Em janeiro, cantam-se… as janeiras.

Tal como acontece em muitos países de tradição católica, também em Portugal existem grupos de pessoas que se reúnem para ir de porta em porta oferecendo canções de Natal a quem os quiser escutar. Tradicionalmente as janeiras cantam-se entre o ano novo e o dia de Reis (6 de janeiro) e, no Portugal rural, estavam associadas à necessidade de recolher comida para distribuir entre os mais necessitados. Nos meses de janeiro e fevereiro, não havia trabalho agrícola e muitas famílias tinham dificuldade em sobreviver durante aqueles meses. Em vez de simplesmente pedir a caridade alheia, um grupo de pessoas ia de casa em casa cantar uma ou mais canções celebrando o nascimento de Jesus ou a chegada dos Reis Magos e, no final da sua atuação, esperavam ser presenteados com alguns géneros alimentícios que seriam repartidos entre as famílias de menores recursos.

Quando deixou de ser necessário recolher alimentos, manteve-se a tradição — sobretudo nas zonas rurais do interior de Portugal. E como é habitual com as tradições populares, cada aldeia desenvolveu os seus próprios costumes. Na região de Alenquer, por exemplo, o hábito é Cantar e Pintar os Reis. O grupo de pessoas que se reúne para ir de porta em porta cantar as janeiras faz-se acompanhar de “pintores” que desenham nas paredes das casas onde são recebidos.

No Portugal moderno, as janeiras também são cantadas nas cidades de Lisboa e Porto mas nestes locais o objetivo principal é dinamizar as zonas comerciais sob o patrocínio da Câmara Municipal ou até das Associações de Comerciantes.

O grupo de pessoas que canta as janeiras pode ou não fazer-se acompanhar de músicos com instrumentos tradicionais como o cavaquinho, a pandeireta ou a concertina e o seu repertório inclui canções que celebram o nascimento do menino Jesus, a lendária viagem dos reis Magos mas também outras canções populares.

Há uma canção em particular que todos Portugueses associam a esta tradição e que se chama: “Natal dos Simples” de José Afonso. No final dos anos 60, Zeca decide explorar outras influências musicais para além do fado de Coimbra e começa a incorporar na sua produção musical elementos da cultura popular e canções tradicionais. “Natal dos Simples” é a primeira música do álbum que inicia esta transição e ilustra na perfeição esta nova fase de produção musical deste canta-autor.

O título e a letra da canção evocam a ruralidade, a pobreza excessiva que frequentemente lhe estava associada e a dor sentida por quem está longe.
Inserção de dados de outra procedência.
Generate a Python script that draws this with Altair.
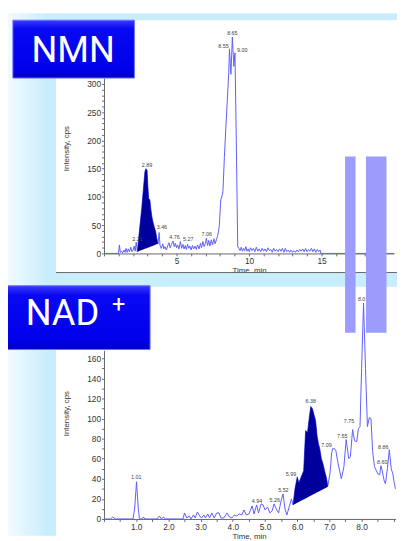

Essas imagens refletem a vida de muitos portugueses “simples” (pobres), obrigados a deixar a sua terra (origens rurais) para procurar trabalho noutros lugares e a saudade que sentem, sobretudo em épocas como a do Natal na qual a família se volta a reunir. Entre 1955 e 1974 saem do país mais de 1,6 milhões de pessoas, e muitos dos que não saem, são obrigados a migrar internamente em busca de trabalho nas grandes cidades ou zonas industriais.

A canção de José Afonso marca um passo importante do percurso musical do artista aliando a música folclórica tradicional à reflexão social mas também apresenta a tradição cultural das janeiras a uma geração que quase se tinha esquecido dela.